Football Italiano brings you Serie A’s latest offerings for great goals with another trio of tasty strikes.
Third place – Fabio Quagliarella 87’ – Napoli 2-0 Chievo
Quagliarella is far from the most prolific Italian goal-scorer of the last few years, but he is certainly one of the most spectacular. This weekend’s goal – albeit not the most shining in his portfolio – is a delicatessen nonetheless. A diagonal long ball from the midfield is domesticated with grace and panache. The ball has the time to bounce, it is true, but Quagliarella is still clever in opening towards the left rather than choosing the more physical solution of barging through the centre. Hounded by three defenders, he leaves no-one the time to catch up with him and his conclusion – a slanted, on-the-ground shot of appropriate accuracy – denotes class and confidence. The show is very impressive and one has to wonder to what extent the above-mentioned qualities can be transplanted on to major stages. Displays of this kind should be enough to earn Quagliarella a ticket for the World Cup, but the young man has only scored at home this season, and his reputation as a provincial player needs more than this goal to be shaken off. Do it again, Fabio, against the big boys and on the big scene.

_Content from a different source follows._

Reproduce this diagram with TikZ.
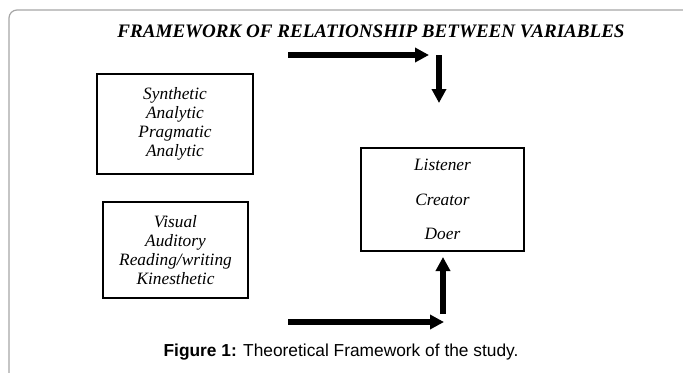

Second place – Edinson Cavani 41’ – Palermo 1-0 Siena
Palermo’s galloping run continues this week as Cavani beats Gianluca Curci for the 1-0. The goal is remarkable for its construction more than it is for its termination. Its skeleton is a vertical momentum that sees the ball passed up, then left, then back into the centre. There, Cavani picks it up and throws it into the net with the urgency of a child throwing a pebble with a sling. Before the shot, he even allows himself the luxury of burning a defender on his tracks. The work that Delio Rossi has done with Palermo is impressive, and the smoothness with which his team can take the ball upwards – be it through the magical runs of Fabrizio Miccoli or by this lovely constellation of passes – is very promising for the future. If Rossi can keep this up for the rest of the season, expect Palermo to become a force to be reckoned with. Milan have already found out.
First place – Antonio Cassano 15’ – Livorno 3-1 Sampdoria
In a week rather avaricious as far as beauty goes, the little piece of magic by Antonio Cassano takes the palm and spotlight. The ball is lobbed from the midfield, Giampaolo Pazzini wins an air-contrast and forwards it to Fantantonio with his head. The talent from Bari Vecchia controls the ball, leads it forward with no apparent hurry, and surgically places it into the corner of the net with the tip of his toe. Journalist Gianni Mura praised the move for the light it sheds on the ‘shot with the tip’ – usually regarded as a mark of vulgarity, a move reserved for players whose repertoire draws from power and not technique, Cassano uses it with an elegance of uncommon degree. As everything that this player does, the conclusion is far from obvious. Fantasia is the name of his game, even when sketched with the crudest of stencils. Class is not in the gesture, but in its execution. This is the weekly lesson from the rebel professor.